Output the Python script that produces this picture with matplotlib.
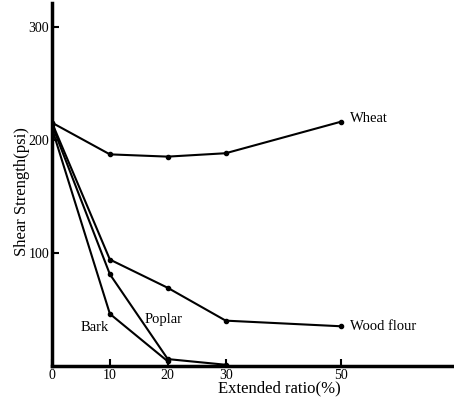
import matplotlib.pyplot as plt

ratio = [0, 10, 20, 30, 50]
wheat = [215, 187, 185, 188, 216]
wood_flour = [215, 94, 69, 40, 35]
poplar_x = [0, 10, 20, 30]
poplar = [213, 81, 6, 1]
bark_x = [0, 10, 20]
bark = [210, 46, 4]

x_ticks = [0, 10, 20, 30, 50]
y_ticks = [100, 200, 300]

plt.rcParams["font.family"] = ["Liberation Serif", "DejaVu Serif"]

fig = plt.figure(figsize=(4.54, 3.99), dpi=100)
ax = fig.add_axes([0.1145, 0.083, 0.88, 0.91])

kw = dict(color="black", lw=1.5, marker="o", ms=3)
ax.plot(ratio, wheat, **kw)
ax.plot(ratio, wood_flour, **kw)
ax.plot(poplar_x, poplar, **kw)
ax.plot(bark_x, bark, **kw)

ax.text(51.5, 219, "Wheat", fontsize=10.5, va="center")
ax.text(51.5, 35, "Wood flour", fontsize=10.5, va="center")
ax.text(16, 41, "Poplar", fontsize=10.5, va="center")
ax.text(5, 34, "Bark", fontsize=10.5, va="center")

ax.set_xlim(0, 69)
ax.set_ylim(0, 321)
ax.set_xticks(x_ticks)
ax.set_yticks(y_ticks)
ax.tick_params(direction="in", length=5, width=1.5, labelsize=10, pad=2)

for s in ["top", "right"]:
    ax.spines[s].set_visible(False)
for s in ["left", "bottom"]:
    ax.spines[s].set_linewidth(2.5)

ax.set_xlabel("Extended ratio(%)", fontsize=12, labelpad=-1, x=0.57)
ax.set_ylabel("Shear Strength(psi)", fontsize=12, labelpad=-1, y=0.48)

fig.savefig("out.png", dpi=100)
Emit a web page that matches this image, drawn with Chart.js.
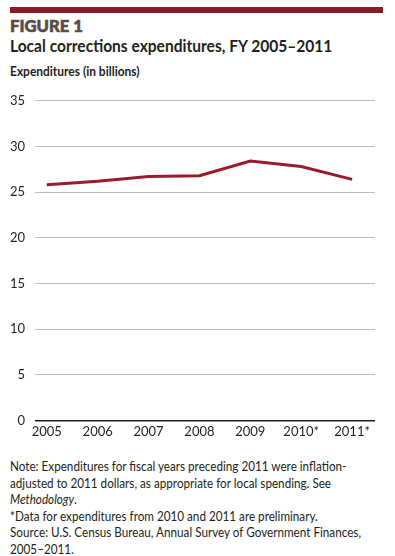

□ □ □ □ □ □ □

PROMPT
Repeat every record above exactly, but leave out any pictures.

SOLUTION TO THE EXERCISE
Output the Python script that produces this picture with matplotlib.
import matplotlib.pyplot as plt

ratio = [0, 10, 20, 30, 50]
wheat = [215, 187, 185, 188, 216]
wood_flour = [215, 94, 69, 40, 35]
poplar_x = [0, 10, 20, 30]
poplar = [213, 81, 6, 1]
bark_x = [0, 10, 20]
bark = [210, 46, 4]

x_ticks = [0, 10, 20, 30, 50]
y_ticks = [100, 200, 300]

plt.rcParams["font.family"] = ["Liberation Serif", "DejaVu Serif"]

fig = plt.figure(figsize=(4.54, 3.99), dpi=100)
ax = fig.add_axes([0.1145, 0.083, 0.88, 0.91])

kw = dict(color="black", lw=1.5, marker="o", ms=3)
ax.plot(ratio, wheat, **kw)
ax.plot(ratio, wood_flour, **kw)
ax.plot(poplar_x, poplar, **kw)
ax.plot(bark_x, bark, **kw)

ax.text(51.5, 219, "Wheat", fontsize=10.5, va="center")
ax.text(51.5, 35, "Wood flour", fontsize=10.5, va="center")
ax.text(16, 41, "Poplar", fontsize=10.5, va="center")
ax.text(5, 34, "Bark", fontsize=10.5, va="center")

ax.set_xlim(0, 69)
ax.set_ylim(0, 321)
ax.set_xticks(x_ticks)
ax.set_yticks(y_ticks)
ax.tick_params(direction="in", length=5, width=1.5, labelsize=10, pad=2)

for s in ["top", "right"]:
    ax.spines[s].set_visible(False)
for s in ["left", "bottom"]:
    ax.spines[s].set_linewidth(2.5)

ax.set_xlabel("Extended ratio(%)", fontsize=12, labelpad=-1, x=0.57)
ax.set_ylabel("Shear Strength(psi)", fontsize=12, labelpad=-1, y=0.48)

fig.savefig("out.png", dpi=100)
Emit a web page that matches this image, drawn with Chart.js.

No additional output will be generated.